One of the first assignments I give in my introduction class is to ask students to create a one-page comic, using no words, that explains to a reader how to tie a shoelace. I ask them to imagine giving their comic to an alien that speaks no earth language (but needs its laces tied!). There is something incredibly humbling about this assignment. It makes students very aware that knowing how to do something is very different from being able to draw it.
The students’ drawings usually succeed or fail, with little in between. The students that fail tend to fail miserably. They are more concerned with trying to make an interesting drawing. They include all sorts of extraneous information, employ all kinds of distracting panel configurations, and often need to get their “character” involved.
The students that succeed do so because they think like graphic designers. They zero-in on the information that needs to be conveyed and make sure that’s what is front and center.

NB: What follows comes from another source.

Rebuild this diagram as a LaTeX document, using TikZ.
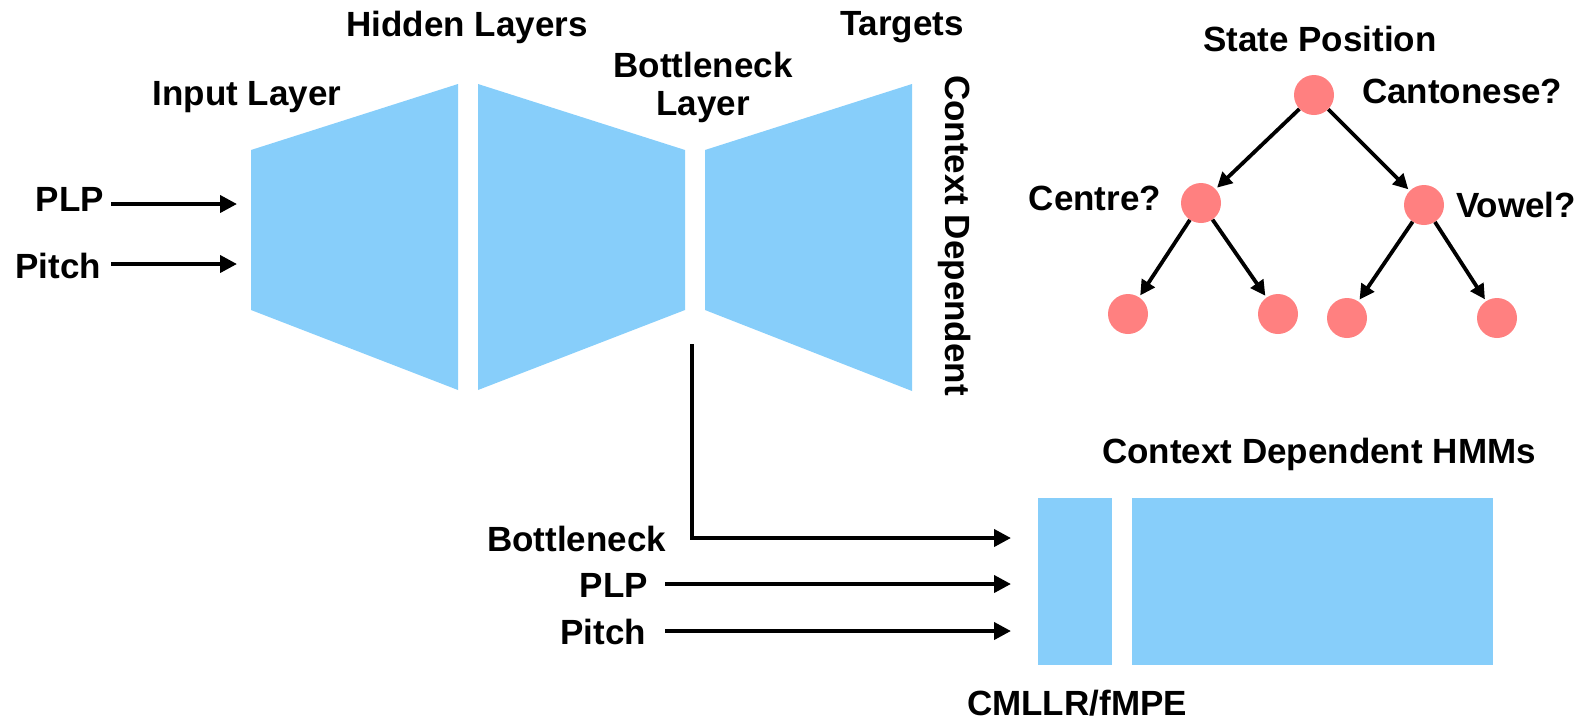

As the old saying goes, it is okay to decorate construction but it is not okay to construct decoration. Comics are more about designing than drawing. A cartoonist does not have to draw well to be successful. Many of the comic strips that appear in the daily newspaper are proof of that. One may argue that the drawings of Cathy Guisewite or Scott Adams are charming or quirky, but few would attest to their rendering skills. The drawings don’t have to be rendered well to succeed, but they do have to be clear.
This assignment shows how difficult it is to convey information visually even when you have a clear objective. Without a clear sense of where you are going, the task is that much harder. When working on a story, I know I shouldn’t start creating “finished” pages until I feel my objectives are clear.